- **EXERCISE PROMPT**: Please print exactly the lines below, from the start of the material up to and including the line with "bus = list(range(1, 58))", but none of the pictures.

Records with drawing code
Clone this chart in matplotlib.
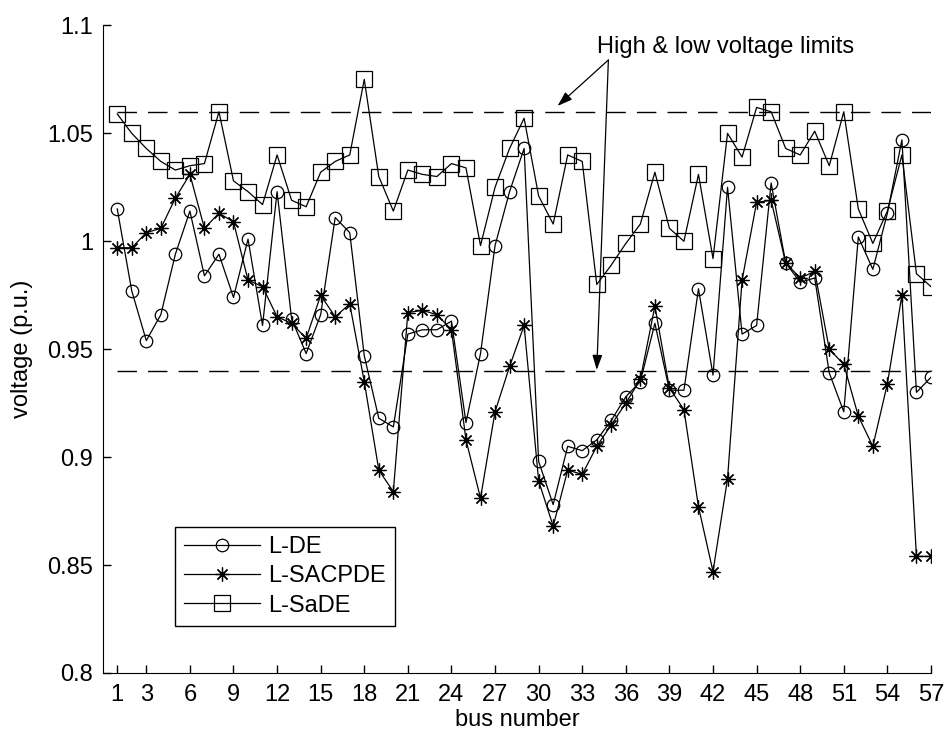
import matplotlib
matplotlib.use('Agg')
import matplotlib.pyplot as plt

bus = list(range(1, 58))

l_de = [1.015, 0.977, 0.954, 0.966, 0.994, 1.014, 0.984, 0.994, 0.974, 1.001,
        0.961, 1.023, 0.964, 0.948, 0.966, 1.011, 1.004, 0.947, 0.918, 0.914,
        0.957, 0.959, 0.959, 0.963, 0.916, 0.948, 0.998, 1.023, 1.043, 0.898,
        0.878, 0.905, 0.903, 0.908, 0.917, 0.928, 0.935, 0.962, 0.931, 0.931,
        0.978, 0.938, 1.025, 0.957, 0.961, 1.027, 0.990, 0.981, 0.983, 0.939,
        0.921, 1.002, 0.987, 1.013, 1.047, 0.930, 0.937]

l_sacpde = [0.997, 0.997, 1.004, 1.006, 1.020, 1.031, 1.006, 1.013, 1.009, 0.982,
            0.979, 0.965, 0.962, 0.955, 0.975, 0.965, 0.971, 0.935, 0.894, 0.884,
            0.967, 0.968, 0.966, 0.959, 0.908, 0.881, 0.921, 0.942, 0.961, 0.889,
            0.868, 0.894, 0.892, 0.905, 0.915, 0.925, 0.936, 0.970, 0.932, 0.922,
            0.877, 0.847, 0.890, 0.982, 1.018, 1.019, 0.990, 0.983, 0.986, 0.950,
            0.943, 0.919, 0.905, 0.934, 0.975, 0.854, 0.854]

l_sade = [1.059, 1.050, 1.043, 1.037, 1.033, 1.035, 1.036, 1.060, 1.028, 1.023,
          1.017, 1.040, 1.019, 1.016, 1.032, 1.037, 1.040, 1.075, 1.030, 1.014,
          1.033, 1.031, 1.030, 1.036, 1.034, 0.998, 1.025, 1.043, 1.057, 1.021,
          1.008, 1.040, 1.037, 0.980, 0.989, 0.999, 1.008, 1.032, 1.006, 1.000,
          1.031, 0.992, 1.050, 1.039, 1.062, 1.060, 1.043, 1.040, 1.051, 1.035,
          1.060, 1.015, 0.999, 1.014, 1.040, 0.985, 0.979]

v_high = 1.06
v_low = 0.94

x_ticks = [1, 3, 6, 9, 12, 15, 18, 21, 24, 27, 30, 33, 36, 39, 42, 45, 48, 51, 54, 57]
y_ticks = [0.8, 0.85, 0.9, 0.95, 1.0, 1.05, 1.1]
y_tick_labels = ['0.8', '0.85', '0.9', '0.95', '1', '1.05', '1.1']

plt.rcParams['font.family'] = ['Liberation Sans', 'DejaVu Sans']
fs = 17

fig = plt.figure(figsize=(9.44, 7.48), dpi=100)
ax = fig.add_axes([0.1088, 0.1003, 0.8774, 0.8657])

lw = 0.9
ax.plot(bus, l_de, color='black', lw=lw, marker='o', ms=9, mfc='none', mew=0.9, label='L-DE')
ax.plot(bus, l_sacpde, color='black', lw=lw, marker=(8, 2, 0), ms=10, mew=0.9, label='L-SACPDE')
ax.plot(bus, l_sade, color='black', lw=lw, marker='s', ms=11, mfc='none', mew=0.9, label='L-SaDE')

# voltage limit lines
ax.plot([1, 57], [v_high, v_high], color='black', lw=1, dashes=(14, 8))
ax.plot([1, 57], [v_low, v_low], color='black', lw=1, dashes=(14, 8))

ax.set_xlim(0, 57)
ax.set_ylim(0.8, 1.1)
ax.set_xticks(x_ticks)
ax.set_yticks(y_ticks)
ax.set_yticklabels(y_tick_labels)
ax.tick_params(direction='in', length=6, width=1, labelsize=fs, pad=7)
ax.tick_params(axis='x', pad=8)
ax.spines['top'].set_visible(False)
ax.spines['right'].set_visible(False)
ax.set_xlabel('bus number', fontsize=fs, labelpad=2)
ax.set_ylabel('voltage (p.u.)', fontsize=fs, labelpad=10)

ax.text(34.0, 1.085, 'High & low voltage limits', fontsize=fs, ha='left', va='bottom')
arrow = dict(arrowstyle='-|>,head_length=0.9,head_width=0.3', color='black', lw=0.9,
             shrinkA=0, shrinkB=0)
ax.annotate('', xy=(31.3, 1.0627), xytext=(34.8, 1.084), arrowprops=arrow)
ax.annotate('', xy=(34.0, 0.9404), xytext=(34.8, 1.084), arrowprops=arrow)

leg = ax.legend(loc='upper left', bbox_to_anchor=(0.087, 0.2255), fontsize=fs,
                frameon=True, fancybox=False, framealpha=1, edgecolor='black',
                handlelength=3.2, handletextpad=0.35, labelspacing=0.3,
                borderpad=0.4, borderaxespad=0)
leg.get_frame().set_linewidth(1)

plt.savefig('out.png', dpi=100)
plt.close()
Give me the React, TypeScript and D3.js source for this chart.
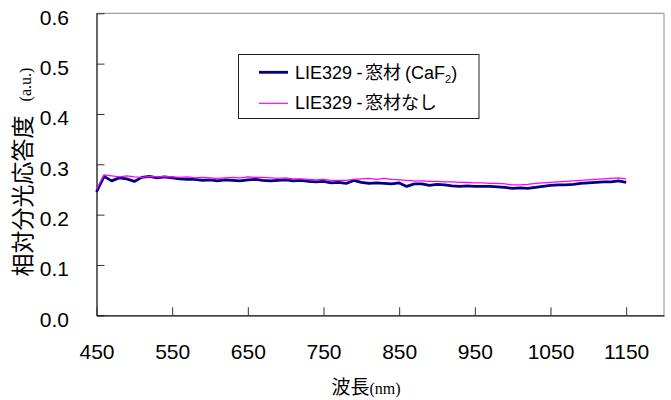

- **WRITTEN SOLUTION**:
Clone this chart in matplotlib.
import matplotlib
matplotlib.use('Agg')
import matplotlib.pyplot as plt

bus = list(range(1, 58))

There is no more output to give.